Mikayla Toonen, Special to Advertising Week
It may not be in the dictionary, but femvertising is on its way. SheKnows Media defines femvertising as advertising that employs pro-female talent, messages, and imagery to empower women and girls. During Advertising Week, a group of panelists joined together to explore the industry-wide movement toward creating more pro-women advertisements, and how those efforts have already made an impact. Samantha Skey, President and CRO of She Knows Media, led the panel full of female leaders aimed at promoting pro-female advertising. The key players included Madonna Badger, CCO/Founder of Badger & Winters; Jodi Harris, Vice President of Anheuser-Busch; Jamia Wilson, Executive Director of Women, Action and the Media; and Angeliqué Roché, Vice President of External Affairs at Ms. Foundation for Women. The panel discussed that the move to more pro-female ads has been increasing.

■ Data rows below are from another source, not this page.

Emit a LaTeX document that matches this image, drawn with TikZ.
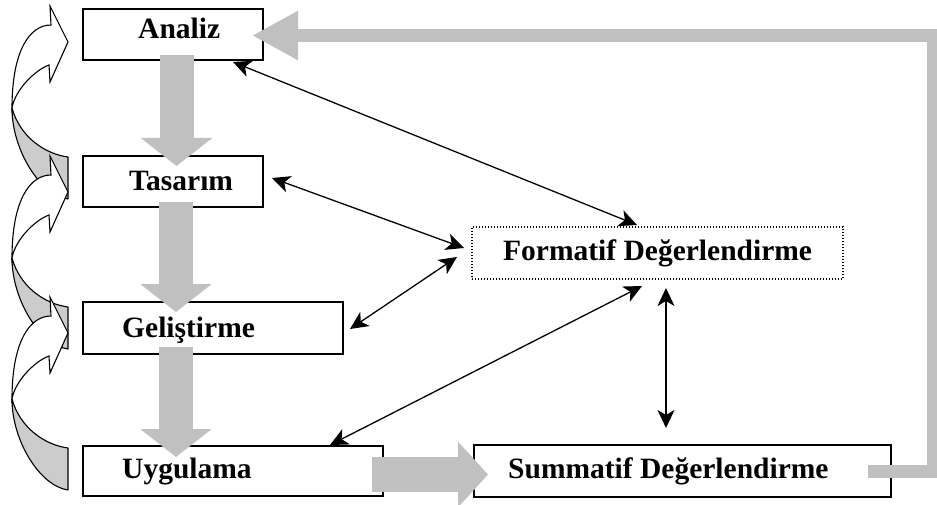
\documentclass[tikz,border=0pt]{standalone}
\usepackage{fontspec}
\setmainfont{Liberation Serif}
\usetikzlibrary{arrows.meta,calc}
\definecolor{blockgray}{RGB}{192,192,192}
\definecolor{backgray}{RGB}{204,204,204}
\tikzset{
  curarr/.pic={
    \filldraw[fill=backgray,draw=black,line width=1.1pt,line join=round]
      (-56,66) .. controls (-48,95) and (-23,112) .. (0,115) -- (0,157)
      .. controls (-28,153) and (-56,108) .. (-56,66) -- cycle;
    \filldraw[fill=white,draw=black,line width=1.1pt,line join=miter]
      (-17,-17) -- (-18,-36) -- (0,0) -- (-18,40) -- (-19,23)
      .. controls (-33,28) and (-53,48) .. (-56,66)
      .. controls (-56,8) and (-38,-17) .. (-17,-17) -- cycle;
  }
}
\begin{document}
\begin{tikzpicture}[x=1pt,y=-1pt,
  box/.style={draw=black,line width=1.2pt,inner sep=0pt,outer sep=0pt},
  dotbox/.style={draw=black,line width=1.4pt,dash pattern=on 1.4pt off 1.6pt,inner sep=0pt,outer sep=0pt},
  lbl/.style={font=\fontsize{29.5}{34}\selectfont\bfseries,inner sep=0pt,anchor=base west},
  dbl/.style={line width=1.3pt,{Stealth[length=18pt,width=17pt,inset=5pt]}-{Stealth[length=18pt,width=17pt,inset=5pt]}},
  downarr/.style={draw=blockgray,line width=34pt,-{Triangle[length=28pt,width=70pt]}},
  rightarr/.style={draw=blockgray,line width=35pt,-{Triangle[length=30pt,width=64pt]}},
  backarr/.style={draw=blockgray,line width=13pt,line join=miter,-{Triangle[length=46pt,width=46pt]}}
]
\useasboundingbox (0,0) rectangle (937,505);
\fill[white] (0,0) rectangle (937,505);

% boxes
\node[box,minimum width=180pt,minimum height=51pt] (ana) at (173,34.5) {};
\node[box,minimum width=180pt,minimum height=51pt] (tas) at (173,181.5) {};
\node[box,minimum width=260pt,minimum height=52pt] (gel) at (213,328) {};
\node[box,minimum width=300pt,minimum height=50pt] (uyg) at (233,471) {};
\node[dotbox,minimum width=371pt,minimum height=52pt] (fmt) at (657.5,253) {};
\node[box,minimum width=417pt,minimum height=52pt] (sum) at (682.5,471) {};

% labels
\node[lbl] (tana) at (138,39) {Analiz};
\node[lbl] (ttas) at (129,191) {Tasarım};
\node[lbl] (tgel) at (122,337) {Geliştirme};
\node[lbl] (tuyg) at (122,478) {Uygulama};
\node[lbl] (tfmt) at (503,260) {Formatif Değerlendirme};
\node[lbl] (tsum) at (508,478) {Summatif Değerlendirme};

% left curved arrows
\pic at (68,42) {curarr};
\pic at (68,192) {curarr};
\pic at (68,333) {curarr};

% gray block arrows
\draw[downarr] ($(ana.south)+(3.5,-5)$) -- ($(tas.north)+(3.5,10)$);
\draw[downarr] ($(tas.south)+(3,-5)$) -- ($(gel.north)+(-37,10)$);
\draw[downarr] ($(gel.south)+(-37,-7)$) -- ($(uyg.north)+(-57,11)$);
\draw[rightarr] ($(uyg.east)+(-11,3.5)$) -- ($(sum.west)+(14,3.5)$);

% feedback line
\coordinate (fbR) at (933,0);
\coordinate (fbs) at ($(sum.east)+(-23,0)$);
\coordinate (fbt) at ($(ana.east)+(-11,1)$);
\draw[backarr] (fbs) -- (fbs -| fbR) -- (fbt -| fbR) -- (fbt);

% black double arrows
\draw[dbl] ($(ana.south east)+(-30,2)$) -- ($(fmt.north)+(-20.5,-2)$);
\draw[dbl] ($(tas.east)+(9,-3.5)$) -- ($(fmt.west)+(-8,-5)$);
\draw[dbl] ($(gel.east)+(7,1)$) -- ($(fmt.west)+(-15,4)$);
\draw[dbl] ($(uyg.north)+(97,-1)$) -- ($(fmt.south)+(-15.5,7)$);
\draw[dbl] ($(fmt.south)+(8.5,9)$) -- ($(sum.north)+(-16.5,-17)$);
\end{tikzpicture}
\end{document}
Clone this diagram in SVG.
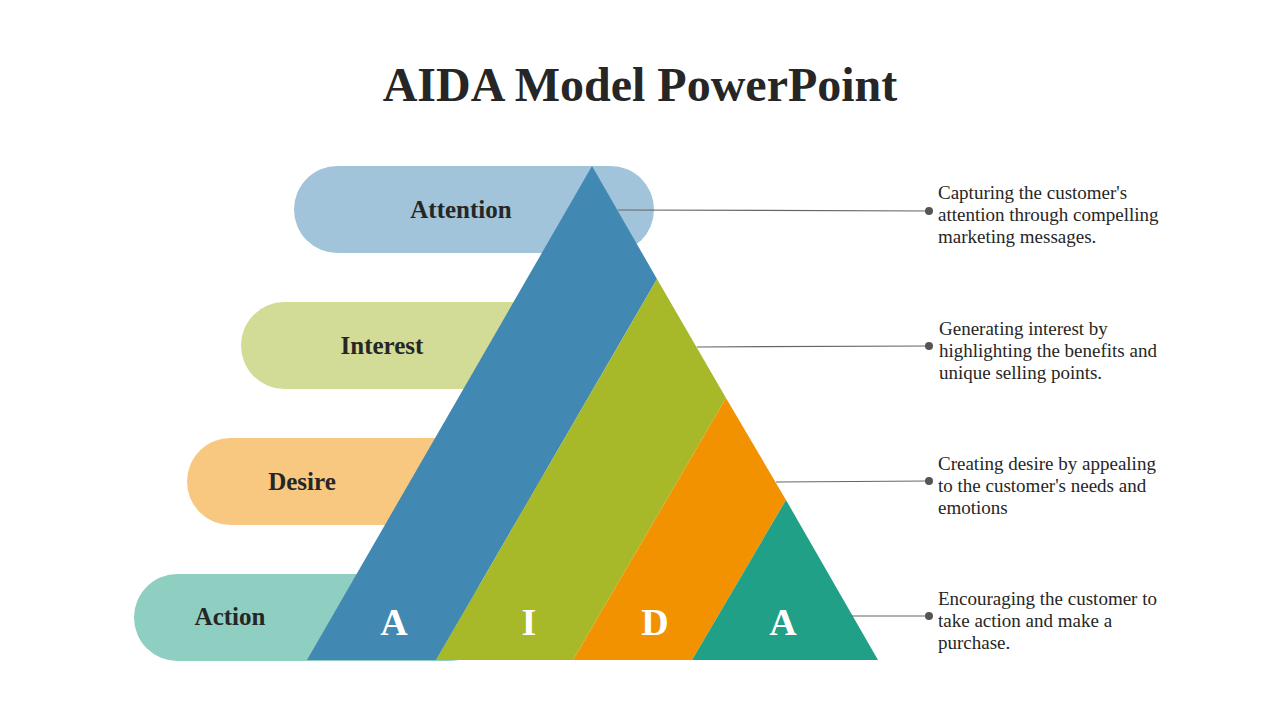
<svg xmlns="http://www.w3.org/2000/svg" width="1280" height="720" viewBox="0 0 1280 720">
<style>
.t{font-family:"Liberation Serif","DejaVu Serif",serif;fill:#262626}
.lbl{font-size:25px;font-weight:bold;text-anchor:middle}
.let{font-family:"Liberation Serif",serif;font-size:38px;font-weight:bold;fill:#fff;text-anchor:middle}
.d{font-size:19px}
.ln{stroke:#666;stroke-width:1.2}
</style>
<rect width="1280" height="720" fill="#fff"/>
<text class="t" x="640" y="101" font-size="48" font-weight="bold" text-anchor="middle">AIDA Model PowerPoint</text>
<g id="pill-attention"><rect x="294" y="166" width="360" height="87" rx="43.5" fill="#a1c4da"/></g>
<g id="pill-interest"><rect x="241" y="302" width="360" height="87" rx="43.5" fill="#d3dc96"/></g>
<g id="pill-desire"><rect x="187" y="438" width="360" height="87" rx="43.5" fill="#f9c880"/></g>
<g id="pill-action"><rect x="134" y="574" width="360" height="87" rx="43.5" fill="#8ecfc2"/></g>
<g id="tri-a"><polygon points="592,166 657,279 436,660 307,660" fill="#4189b3"/></g>
<g id="tri-i"><polygon points="657,279 726,398 573,660 436,660" fill="#a7b828"/></g>
<g id="tri-d"><polygon points="726,398 786,500 692,660 573,660" fill="#f39200"/></g>
<g id="tri-a2"><polygon points="786,500 878,660 692,660" fill="#20a086"/></g>
<text class="t lbl" x="461" y="218">Attention</text>
<text class="t lbl" x="382" y="354">Interest</text>
<text class="t lbl" x="302" y="490">Desire</text>
<text class="t lbl" x="230" y="625">Action</text>
<text class="let" x="394" y="635">A</text>
<text class="let" x="529" y="635">I</text>
<text class="let" x="655" y="635">D</text>
<text class="let" x="783" y="635">A</text>
<g id="connectors" fill="#555">
<line class="ln" x1="618" y1="210" x2="929" y2="211"/><circle cx="929" cy="211" r="4"/>
<line class="ln" x1="697" y1="347" x2="929" y2="346"/><circle cx="929" cy="346" r="4"/>
<line class="ln" x1="776" y1="482" x2="929" y2="481"/><circle cx="929" cy="481" r="4"/>
<line class="ln" x1="852" y1="616" x2="929" y2="616"/><circle cx="929" cy="616" r="4"/>
</g>
<text class="t d"><tspan x="938" y="199">Capturing the customer's</tspan><tspan x="938" y="221">attention through compelling</tspan><tspan x="938" y="243">marketing messages.</tspan></text>
<text class="t d"><tspan x="939" y="335">Generating interest by</tspan><tspan x="939" y="357">highlighting the benefits and</tspan><tspan x="939" y="379">unique selling points.</tspan></text>
<text class="t d"><tspan x="938" y="470">Creating desire by appealing</tspan><tspan x="938" y="492">to the customer's needs and</tspan><tspan x="938" y="514">emotions</tspan></text>
<text class="t d"><tspan x="938" y="605">Encouraging the customer to</tspan><tspan x="938" y="627">take action and make a</tspan><tspan x="938" y="649">purchase.</tspan></text>
</svg>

According to Badger, women are demanding more pro-female ads. Specifically, the millennial generation is demanding that sexist ads be displaced by female positive material. The millennial generation trying to change sexists advertisement could be the response to women’s constantly changing shopping patterns and drinking consumption patterns.
Harris, explained that alcohol is a male dominate industry. Though it might be male dominant, the alcohol industry recognizes that patterns are changing and creating more women friendly advertisements. Women don’t respond well to advertising that objectifies them and companies like Anheuser-Busch are recognizing that it is affecting both their reputation and their bottom line.

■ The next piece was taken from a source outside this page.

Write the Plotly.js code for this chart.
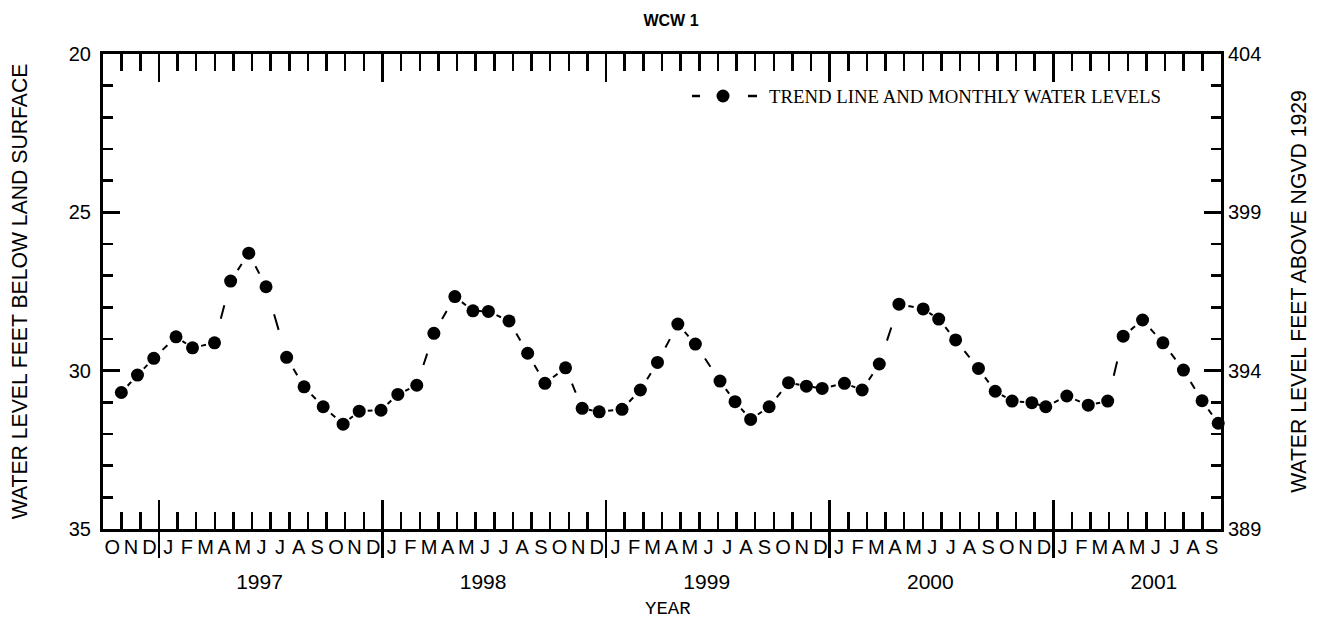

The panel explained that a lot of corporate companies know they have done harm but want to do a better job. Data is the most successful way of showing companies the damage that sexist advertising has on their success. Badger admitted to helping with sexist ad campaigns in the past, she said her changing moment came after googling objectification of women for a project. The main thing that her search revealed was objectifying advertisements. The decision to stray from sexist content may be a better business decision but it is also the right thing to do for society.
Jamia Wilson, Executive Director for Women, Action and the Media said there is data to prove how sexualized media harms all women, especially young girls. She said sexualized media lessens self-esteem and causes more eating disorders among young girls. Not only does sexualized media harm females but young males as well. Wilson acknowledged that the more TV a young man watches the more sexist he becomes, that is in large part because of TV advertising.

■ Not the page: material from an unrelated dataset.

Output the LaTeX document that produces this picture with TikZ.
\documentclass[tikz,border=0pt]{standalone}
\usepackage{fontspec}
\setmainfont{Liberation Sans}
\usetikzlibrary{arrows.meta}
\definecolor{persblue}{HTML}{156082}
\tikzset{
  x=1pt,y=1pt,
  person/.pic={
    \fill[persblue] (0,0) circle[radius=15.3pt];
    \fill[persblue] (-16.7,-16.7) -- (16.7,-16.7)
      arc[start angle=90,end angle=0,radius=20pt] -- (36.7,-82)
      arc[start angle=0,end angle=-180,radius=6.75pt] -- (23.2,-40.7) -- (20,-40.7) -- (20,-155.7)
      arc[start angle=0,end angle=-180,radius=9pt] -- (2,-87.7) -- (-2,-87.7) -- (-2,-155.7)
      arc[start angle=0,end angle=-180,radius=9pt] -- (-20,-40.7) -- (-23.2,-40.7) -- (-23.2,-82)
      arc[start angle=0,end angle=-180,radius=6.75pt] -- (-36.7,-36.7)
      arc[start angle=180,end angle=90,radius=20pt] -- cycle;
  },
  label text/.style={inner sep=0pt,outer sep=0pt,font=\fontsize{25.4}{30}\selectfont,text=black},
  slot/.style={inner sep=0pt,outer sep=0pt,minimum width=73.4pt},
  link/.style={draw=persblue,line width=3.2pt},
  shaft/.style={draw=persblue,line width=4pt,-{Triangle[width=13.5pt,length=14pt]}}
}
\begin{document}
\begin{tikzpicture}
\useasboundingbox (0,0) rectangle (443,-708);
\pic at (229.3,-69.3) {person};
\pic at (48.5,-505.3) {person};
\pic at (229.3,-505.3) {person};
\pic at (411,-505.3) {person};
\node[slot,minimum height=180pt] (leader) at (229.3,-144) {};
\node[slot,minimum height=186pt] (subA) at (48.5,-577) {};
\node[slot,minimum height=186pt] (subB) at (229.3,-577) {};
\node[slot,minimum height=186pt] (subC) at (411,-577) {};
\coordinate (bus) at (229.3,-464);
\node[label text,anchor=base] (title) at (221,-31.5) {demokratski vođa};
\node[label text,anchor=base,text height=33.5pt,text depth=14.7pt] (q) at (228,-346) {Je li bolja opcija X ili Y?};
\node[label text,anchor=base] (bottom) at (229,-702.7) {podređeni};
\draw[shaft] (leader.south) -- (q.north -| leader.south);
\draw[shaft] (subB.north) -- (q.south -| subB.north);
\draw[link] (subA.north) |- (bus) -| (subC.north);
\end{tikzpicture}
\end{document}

Badger also recognized the effect sexualized ads have on boys through a project her company completed. She said the project revealed that boys felt as uncomfortable about the sexist advertisement as the girls did. This data helps some companies redirect their advertising strategy away from the easy "sex sells" campaign.
The progression away from sexualized advertising is important but companies and agencies need their internal operations to follow. According to Harris, as Anheuser-Busch actively removes itself from the sexist narrative in advertising, their business is following suit. Anheuser-Busch became the first major brewer to sign the White House Equal Pay Pledge. The panel encouraged everyone to visit the website #womennotobjects and sign the petition to stop the Cannes Lions from accepting ads that objectify women. Giving awards to sexist advertising only gives companies more reason to continue their harmful behavior. As SheKnows Media stated, “sell your product, not her body.”